* [Exercise details]:
Tally the lines of the listing that contain the word "script", then give the total and nothing else.

* [Exercise input]:
● ● ● ● ● ● ●

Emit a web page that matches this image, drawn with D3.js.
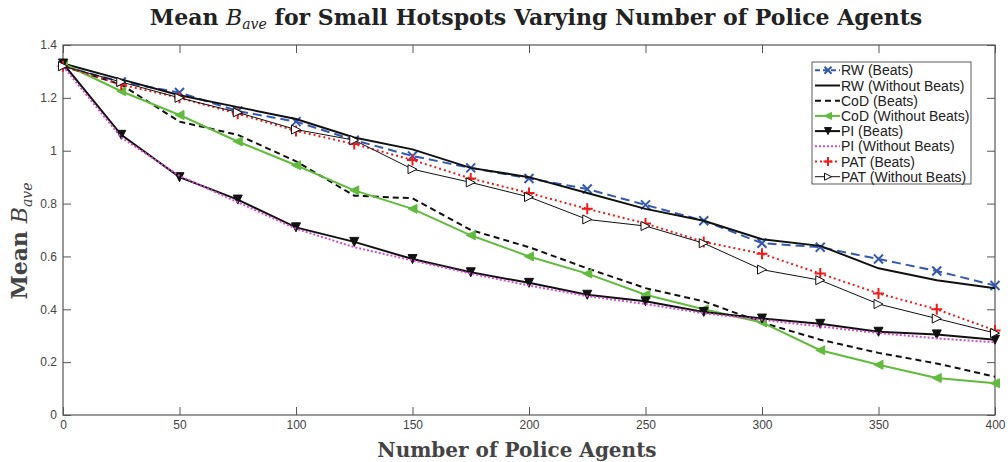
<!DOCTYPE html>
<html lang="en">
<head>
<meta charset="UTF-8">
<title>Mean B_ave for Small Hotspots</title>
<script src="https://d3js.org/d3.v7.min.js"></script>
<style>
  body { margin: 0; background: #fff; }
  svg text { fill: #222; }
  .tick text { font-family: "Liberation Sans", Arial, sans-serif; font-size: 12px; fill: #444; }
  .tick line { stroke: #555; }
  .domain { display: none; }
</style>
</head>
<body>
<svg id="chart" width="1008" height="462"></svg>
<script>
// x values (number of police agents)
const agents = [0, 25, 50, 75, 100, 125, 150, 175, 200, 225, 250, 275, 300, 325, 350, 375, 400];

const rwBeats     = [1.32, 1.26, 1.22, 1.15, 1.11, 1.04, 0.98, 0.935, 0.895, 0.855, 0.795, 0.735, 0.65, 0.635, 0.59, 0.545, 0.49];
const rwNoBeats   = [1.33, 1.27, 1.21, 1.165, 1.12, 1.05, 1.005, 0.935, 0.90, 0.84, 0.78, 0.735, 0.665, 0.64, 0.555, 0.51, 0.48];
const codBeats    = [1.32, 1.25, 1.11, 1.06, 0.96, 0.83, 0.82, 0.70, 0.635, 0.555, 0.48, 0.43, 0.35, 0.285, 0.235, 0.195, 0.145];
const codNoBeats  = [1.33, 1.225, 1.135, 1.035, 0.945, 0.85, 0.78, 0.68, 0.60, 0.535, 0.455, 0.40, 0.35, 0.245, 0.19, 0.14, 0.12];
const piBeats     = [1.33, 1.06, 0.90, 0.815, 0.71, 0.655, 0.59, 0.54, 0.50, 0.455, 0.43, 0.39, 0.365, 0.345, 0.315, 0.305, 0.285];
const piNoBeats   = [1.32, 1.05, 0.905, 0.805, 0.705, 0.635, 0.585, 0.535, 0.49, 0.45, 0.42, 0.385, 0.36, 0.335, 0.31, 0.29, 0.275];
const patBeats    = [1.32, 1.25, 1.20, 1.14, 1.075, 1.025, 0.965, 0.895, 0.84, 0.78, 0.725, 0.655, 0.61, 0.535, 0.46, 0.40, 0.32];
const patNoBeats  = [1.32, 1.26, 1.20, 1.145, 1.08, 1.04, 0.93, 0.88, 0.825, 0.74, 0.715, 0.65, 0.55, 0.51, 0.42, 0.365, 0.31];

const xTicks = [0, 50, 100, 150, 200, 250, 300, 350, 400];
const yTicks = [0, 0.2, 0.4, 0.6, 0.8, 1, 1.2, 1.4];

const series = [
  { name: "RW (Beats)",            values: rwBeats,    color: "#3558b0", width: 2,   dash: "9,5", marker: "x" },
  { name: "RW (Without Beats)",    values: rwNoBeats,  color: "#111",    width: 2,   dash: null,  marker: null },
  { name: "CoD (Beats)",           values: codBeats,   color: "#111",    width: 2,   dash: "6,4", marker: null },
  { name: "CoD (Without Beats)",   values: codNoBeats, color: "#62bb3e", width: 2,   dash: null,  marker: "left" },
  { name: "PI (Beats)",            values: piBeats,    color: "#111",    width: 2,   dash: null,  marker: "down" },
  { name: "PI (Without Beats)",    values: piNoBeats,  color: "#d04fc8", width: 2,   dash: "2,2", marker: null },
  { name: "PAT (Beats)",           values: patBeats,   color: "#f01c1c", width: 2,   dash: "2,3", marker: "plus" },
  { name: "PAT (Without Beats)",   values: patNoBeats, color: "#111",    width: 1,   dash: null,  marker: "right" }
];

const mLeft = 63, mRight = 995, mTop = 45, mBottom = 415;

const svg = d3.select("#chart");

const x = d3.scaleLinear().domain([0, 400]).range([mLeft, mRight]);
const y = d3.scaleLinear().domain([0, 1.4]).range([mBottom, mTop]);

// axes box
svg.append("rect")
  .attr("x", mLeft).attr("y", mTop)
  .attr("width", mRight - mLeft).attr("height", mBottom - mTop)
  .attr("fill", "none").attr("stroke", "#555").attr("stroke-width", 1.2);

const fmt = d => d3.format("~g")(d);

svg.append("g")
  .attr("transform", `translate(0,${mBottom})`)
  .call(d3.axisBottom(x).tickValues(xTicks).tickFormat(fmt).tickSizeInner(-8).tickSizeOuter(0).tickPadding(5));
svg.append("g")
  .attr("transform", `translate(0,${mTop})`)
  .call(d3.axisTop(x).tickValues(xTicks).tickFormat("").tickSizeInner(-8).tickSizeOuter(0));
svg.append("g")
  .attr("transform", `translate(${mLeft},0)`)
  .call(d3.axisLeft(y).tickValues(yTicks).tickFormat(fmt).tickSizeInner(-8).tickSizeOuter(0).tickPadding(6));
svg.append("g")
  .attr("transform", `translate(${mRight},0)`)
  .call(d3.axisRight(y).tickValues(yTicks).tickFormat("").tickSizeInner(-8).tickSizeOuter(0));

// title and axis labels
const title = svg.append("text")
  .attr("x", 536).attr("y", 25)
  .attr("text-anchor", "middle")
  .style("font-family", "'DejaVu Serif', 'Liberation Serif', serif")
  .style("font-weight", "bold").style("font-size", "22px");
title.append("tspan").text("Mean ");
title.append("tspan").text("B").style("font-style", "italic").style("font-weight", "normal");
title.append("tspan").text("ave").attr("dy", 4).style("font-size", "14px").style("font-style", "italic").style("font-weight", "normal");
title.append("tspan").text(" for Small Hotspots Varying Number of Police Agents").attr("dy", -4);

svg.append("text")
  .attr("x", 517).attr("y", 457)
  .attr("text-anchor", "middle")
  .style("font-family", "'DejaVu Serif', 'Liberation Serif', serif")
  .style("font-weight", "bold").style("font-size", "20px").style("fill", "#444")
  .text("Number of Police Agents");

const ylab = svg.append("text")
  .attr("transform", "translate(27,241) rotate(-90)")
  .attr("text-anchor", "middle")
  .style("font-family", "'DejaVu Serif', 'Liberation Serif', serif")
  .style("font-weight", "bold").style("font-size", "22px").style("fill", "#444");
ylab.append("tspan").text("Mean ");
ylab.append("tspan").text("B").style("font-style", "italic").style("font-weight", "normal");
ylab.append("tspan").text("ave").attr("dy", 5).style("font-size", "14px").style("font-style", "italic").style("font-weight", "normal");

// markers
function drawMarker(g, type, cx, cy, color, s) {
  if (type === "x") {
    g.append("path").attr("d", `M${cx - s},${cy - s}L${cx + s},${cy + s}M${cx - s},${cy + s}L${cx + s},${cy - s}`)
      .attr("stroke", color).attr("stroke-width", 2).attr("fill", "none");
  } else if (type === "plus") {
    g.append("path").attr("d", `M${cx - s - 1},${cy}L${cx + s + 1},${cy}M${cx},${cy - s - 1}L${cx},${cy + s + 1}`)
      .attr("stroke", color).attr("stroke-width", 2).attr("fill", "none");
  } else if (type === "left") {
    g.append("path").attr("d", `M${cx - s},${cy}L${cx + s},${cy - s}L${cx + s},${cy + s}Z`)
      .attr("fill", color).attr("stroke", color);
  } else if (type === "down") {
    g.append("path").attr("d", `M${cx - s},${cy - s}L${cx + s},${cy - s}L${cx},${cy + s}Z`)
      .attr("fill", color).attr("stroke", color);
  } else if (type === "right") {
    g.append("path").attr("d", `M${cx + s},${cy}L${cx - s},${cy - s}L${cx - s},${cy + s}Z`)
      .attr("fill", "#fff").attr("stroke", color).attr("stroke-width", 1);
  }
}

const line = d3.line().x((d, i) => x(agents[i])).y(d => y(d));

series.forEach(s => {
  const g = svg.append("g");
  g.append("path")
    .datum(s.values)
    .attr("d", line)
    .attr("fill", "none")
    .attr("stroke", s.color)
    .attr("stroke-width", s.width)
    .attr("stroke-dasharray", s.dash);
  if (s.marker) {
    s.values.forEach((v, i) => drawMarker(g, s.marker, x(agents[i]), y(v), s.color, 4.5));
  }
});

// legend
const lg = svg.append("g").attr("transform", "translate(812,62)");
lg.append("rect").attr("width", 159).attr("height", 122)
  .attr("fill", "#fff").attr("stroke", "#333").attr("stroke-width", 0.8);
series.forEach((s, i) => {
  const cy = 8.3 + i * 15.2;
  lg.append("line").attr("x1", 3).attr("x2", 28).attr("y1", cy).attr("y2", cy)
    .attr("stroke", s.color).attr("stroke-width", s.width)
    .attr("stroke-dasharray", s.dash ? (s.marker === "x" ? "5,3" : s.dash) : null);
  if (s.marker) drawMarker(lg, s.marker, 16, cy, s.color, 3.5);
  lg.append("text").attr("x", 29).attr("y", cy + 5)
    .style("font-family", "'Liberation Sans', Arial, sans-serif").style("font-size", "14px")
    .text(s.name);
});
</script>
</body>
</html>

● ● ● ● ● ● ●

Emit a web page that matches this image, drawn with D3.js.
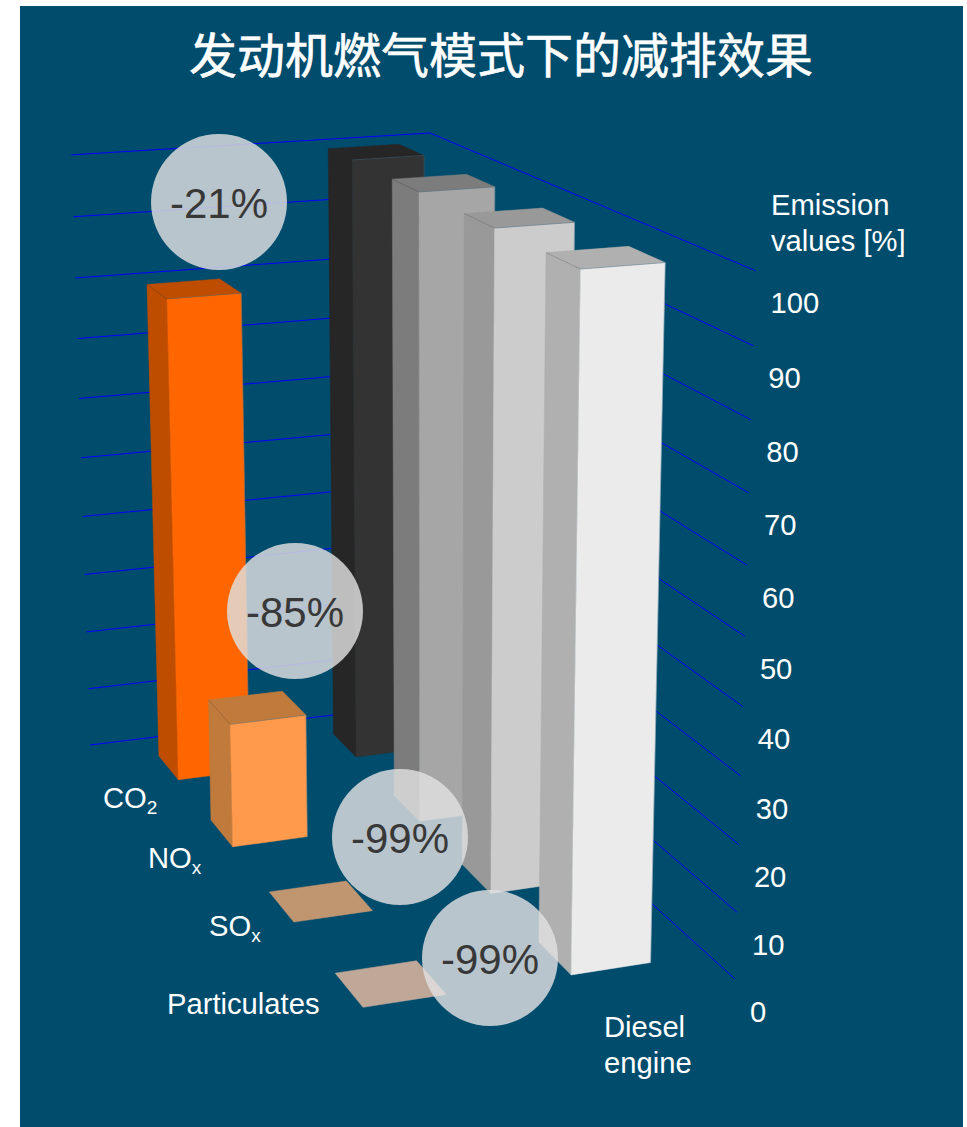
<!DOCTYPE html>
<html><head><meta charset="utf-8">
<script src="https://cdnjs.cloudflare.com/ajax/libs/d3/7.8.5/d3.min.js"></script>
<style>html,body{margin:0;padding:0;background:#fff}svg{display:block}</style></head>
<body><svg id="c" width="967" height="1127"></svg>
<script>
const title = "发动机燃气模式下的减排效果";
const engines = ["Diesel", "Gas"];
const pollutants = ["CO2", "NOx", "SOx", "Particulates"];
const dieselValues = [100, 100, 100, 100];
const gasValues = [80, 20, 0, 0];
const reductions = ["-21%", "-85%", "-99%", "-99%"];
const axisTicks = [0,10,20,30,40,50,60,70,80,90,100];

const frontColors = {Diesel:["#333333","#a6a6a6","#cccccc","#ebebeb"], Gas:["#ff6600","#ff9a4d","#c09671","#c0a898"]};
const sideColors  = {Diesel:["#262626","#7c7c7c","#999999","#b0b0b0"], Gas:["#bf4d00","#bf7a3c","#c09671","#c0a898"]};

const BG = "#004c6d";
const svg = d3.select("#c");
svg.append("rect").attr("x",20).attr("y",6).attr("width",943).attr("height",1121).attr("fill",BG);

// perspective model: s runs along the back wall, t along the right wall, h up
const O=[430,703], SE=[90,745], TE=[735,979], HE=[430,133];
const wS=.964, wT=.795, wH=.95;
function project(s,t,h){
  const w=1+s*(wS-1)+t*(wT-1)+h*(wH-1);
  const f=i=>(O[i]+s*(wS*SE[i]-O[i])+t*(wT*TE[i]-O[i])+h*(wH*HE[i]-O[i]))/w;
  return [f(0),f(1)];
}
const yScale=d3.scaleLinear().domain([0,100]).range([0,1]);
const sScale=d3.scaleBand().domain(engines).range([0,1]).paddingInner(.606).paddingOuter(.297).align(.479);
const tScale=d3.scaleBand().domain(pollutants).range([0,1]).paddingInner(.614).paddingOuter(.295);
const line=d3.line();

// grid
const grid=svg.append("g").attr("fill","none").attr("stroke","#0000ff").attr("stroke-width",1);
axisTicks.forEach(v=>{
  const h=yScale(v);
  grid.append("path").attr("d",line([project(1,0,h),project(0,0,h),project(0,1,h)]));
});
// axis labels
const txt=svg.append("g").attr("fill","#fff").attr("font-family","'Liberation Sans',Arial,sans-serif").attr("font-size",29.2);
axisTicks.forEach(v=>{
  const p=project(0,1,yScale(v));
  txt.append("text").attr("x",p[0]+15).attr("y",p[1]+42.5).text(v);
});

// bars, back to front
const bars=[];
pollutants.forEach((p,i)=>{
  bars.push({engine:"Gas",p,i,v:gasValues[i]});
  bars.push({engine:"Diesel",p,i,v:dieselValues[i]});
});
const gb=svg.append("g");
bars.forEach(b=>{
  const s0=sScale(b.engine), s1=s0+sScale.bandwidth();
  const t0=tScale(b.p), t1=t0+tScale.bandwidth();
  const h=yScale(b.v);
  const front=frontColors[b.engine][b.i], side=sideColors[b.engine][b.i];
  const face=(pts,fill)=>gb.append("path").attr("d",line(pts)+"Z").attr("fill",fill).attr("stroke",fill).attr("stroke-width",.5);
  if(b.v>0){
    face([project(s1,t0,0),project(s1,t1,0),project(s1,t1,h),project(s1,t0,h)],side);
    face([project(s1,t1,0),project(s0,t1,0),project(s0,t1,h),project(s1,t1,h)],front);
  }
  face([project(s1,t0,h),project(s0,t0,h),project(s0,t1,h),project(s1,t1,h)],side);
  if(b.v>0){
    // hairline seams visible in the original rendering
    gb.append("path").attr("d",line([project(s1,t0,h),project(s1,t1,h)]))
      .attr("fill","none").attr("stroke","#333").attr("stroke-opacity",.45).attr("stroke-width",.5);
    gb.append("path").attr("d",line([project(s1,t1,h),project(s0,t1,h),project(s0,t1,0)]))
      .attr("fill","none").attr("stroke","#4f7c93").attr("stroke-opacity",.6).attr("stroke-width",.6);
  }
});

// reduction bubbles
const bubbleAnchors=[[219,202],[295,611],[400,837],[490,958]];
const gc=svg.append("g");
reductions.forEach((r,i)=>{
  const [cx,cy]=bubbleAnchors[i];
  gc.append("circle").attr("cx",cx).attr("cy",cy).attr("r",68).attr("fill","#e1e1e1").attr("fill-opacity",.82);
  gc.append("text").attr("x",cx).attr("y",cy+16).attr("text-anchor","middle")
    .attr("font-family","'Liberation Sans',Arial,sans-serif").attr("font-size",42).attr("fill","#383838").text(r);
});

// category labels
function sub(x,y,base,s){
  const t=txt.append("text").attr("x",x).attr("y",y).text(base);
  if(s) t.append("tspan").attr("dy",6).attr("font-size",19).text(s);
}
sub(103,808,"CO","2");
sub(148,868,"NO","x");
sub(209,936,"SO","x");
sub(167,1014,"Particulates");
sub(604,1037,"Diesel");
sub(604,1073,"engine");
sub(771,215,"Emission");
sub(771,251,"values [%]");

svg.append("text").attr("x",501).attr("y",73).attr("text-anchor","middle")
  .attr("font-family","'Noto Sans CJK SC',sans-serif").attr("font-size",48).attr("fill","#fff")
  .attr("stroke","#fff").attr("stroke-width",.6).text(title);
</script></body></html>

● ● ● ● ● ● ●

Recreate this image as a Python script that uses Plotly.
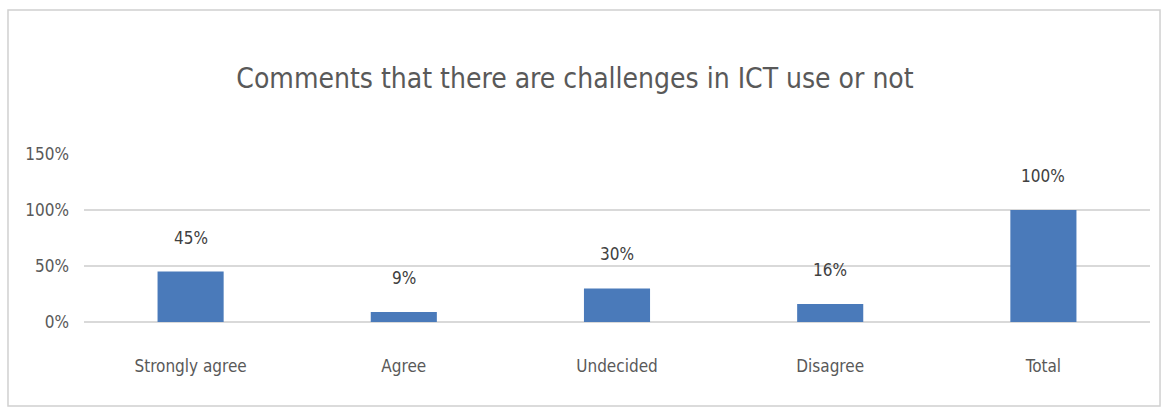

● ● ● ● ● ● ●

* [Exercise answer]:
7